### Written instruction
Return each line that holds the word "this".

### Provided entries

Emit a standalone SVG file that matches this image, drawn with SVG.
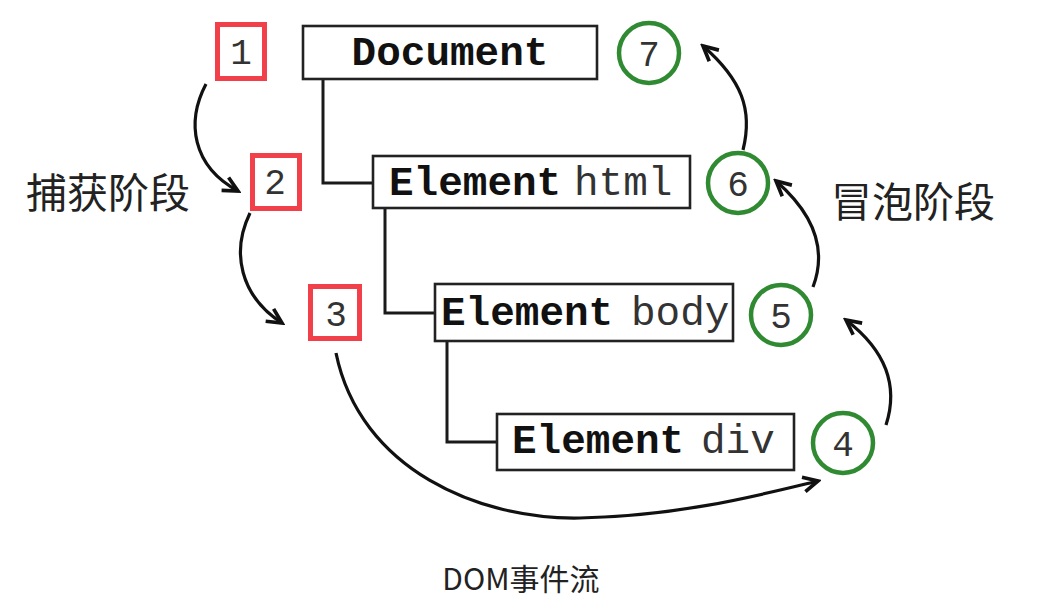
<svg xmlns="http://www.w3.org/2000/svg" width="1058" height="614" viewBox="0 0 1058 614">
<defs>
<marker id="ah" viewBox="0 0 20 20" refX="17" refY="10" markerWidth="21" markerHeight="21" markerUnits="userSpaceOnUse" orient="auto">
<path d="M3,3 L17,10 L3,17" fill="none" stroke="#111" stroke-width="3.5" stroke-linejoin="miter"/>
</marker>
</defs>
<style>
.box{fill:#fff;stroke:#222;stroke-width:2.6}
.tree{fill:none;stroke:#1a1a1a;stroke-width:3}
.arr{fill:none;stroke:#111;stroke-width:3.2;marker-end:url(#ah)}
.red{fill:#fff;stroke:#f2404a;stroke-width:5}
.grn{fill:#fff;stroke:#2f8a32;stroke-width:4.5}
.mb{font-family:"Liberation Mono",monospace;font-weight:bold;font-size:41px;fill:#111}
.mr{font-family:"Liberation Mono",monospace;font-weight:normal;font-size:41px;fill:#333}
.num{font-family:"Liberation Mono",monospace;font-size:36px;fill:#333;text-anchor:middle}
.cn{font-family:"Noto Sans CJK SC","Noto Sans",sans-serif;font-size:41px;fill:#222}
.cap{font-family:"Noto Sans CJK SC","Noto Sans",sans-serif;font-size:30px;fill:#222;text-anchor:middle}
</style>
<rect width="1058" height="614" fill="#fff"/>
<g id="connectors">
<path class="tree" d="M323,79 V183 H373"/>
<path class="tree" d="M385,208 V313 H435"/>
<path class="tree" d="M447,341 V442 H497"/>
<path class="arr" d="M206,84 C186,122 192,166 238,191"/>
<path class="arr" d="M250,213 C231,252 240,296 282,323"/>
<path class="arr" d="M336,353 C360,470 480,520 580,518 C680,516 760,495 818,481"/>
<path class="arr" d="M886,425 C899,385 885,350 846,320"/>
<path class="arr" d="M813,287 C827,250 815,215 776,181"/>
<path class="arr" d="M743,150 C753,110 742,80 703,46"/>
</g>
<g id="document">
<rect class="box" x="303" y="26" width="294" height="53"/>
<text class="mb" x="450" y="65" text-anchor="middle">Document</text>
</g>
<g id="html">
<rect class="box" x="373" y="156" width="317" height="52"/>
<text class="mb" x="389" y="195">Element</text>
<text class="mr" x="574" y="195">html</text>
</g>
<g id="body">
<rect class="box" x="435" y="284" width="298" height="57"/>
<text class="mb" x="441" y="325">Element</text>
<text class="mr" x="631" y="325">body</text>
</g>
<g id="div">
<rect class="box" x="497" y="414" width="297" height="56"/>
<text class="mb" x="512" y="453">Element</text>
<text class="mr" x="701" y="453">div</text>
</g>
<g id="step1">
<rect class="red" x="217.5" y="24.5" width="47" height="54"/>
<text class="num" x="241" y="64" font-size="38">1</text>
</g>
<g id="step2">
<rect class="red" x="252.5" y="155.5" width="47" height="53"/>
<text class="num" x="275" y="194" font-size="38">2</text>
</g>
<g id="step3">
<rect class="red" x="310.5" y="286.5" width="49" height="52"/>
<text class="num" x="336" y="326" font-size="38">3</text>
</g>
<g id="step4">
<circle class="grn" cx="843" cy="443" r="30"/>
<text class="num" x="843" y="456">4</text>
</g>
<g id="step5">
<circle class="grn" cx="781" cy="315" r="30"/>
<text class="num" x="781" y="328">5</text>
</g>
<g id="step6">
<circle class="grn" cx="738" cy="183" r="30"/>
<text class="num" x="738" y="196">6</text>
</g>
<g id="step7">
<circle class="grn" cx="649" cy="53" r="30"/>
<text class="num" x="649" y="66">7</text>
</g>
<g id="labels">
<text class="cn" x="26" y="208">捕获阶段</text>
<text class="cn" x="831" y="217">冒泡阶段</text>
<text class="cap" x="521" y="590">DOM事件流</text>
</g>
</svg>
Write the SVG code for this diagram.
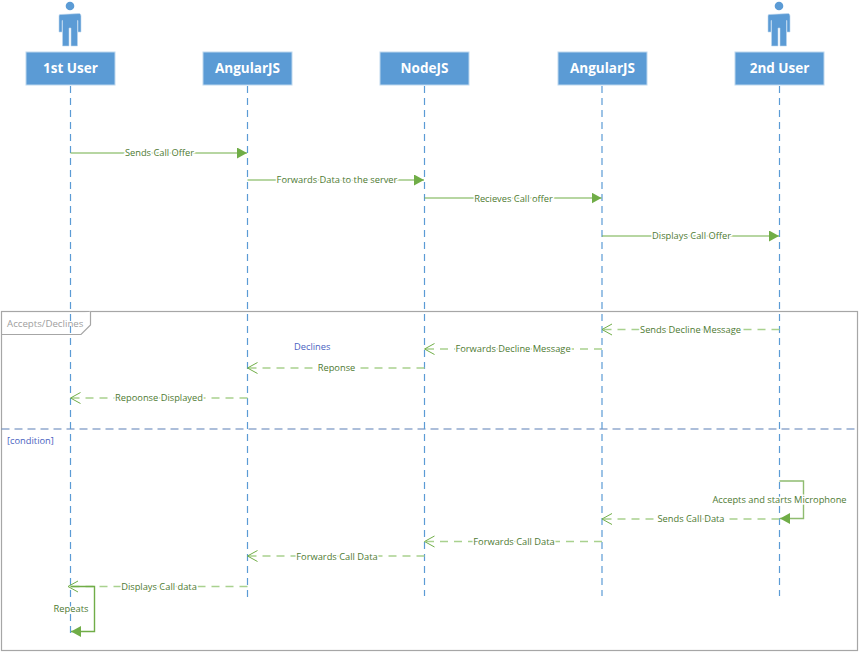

### Response below
Emit a standalone SVG file that matches this image, drawn with SVG.
Write the SVG code for this diagram.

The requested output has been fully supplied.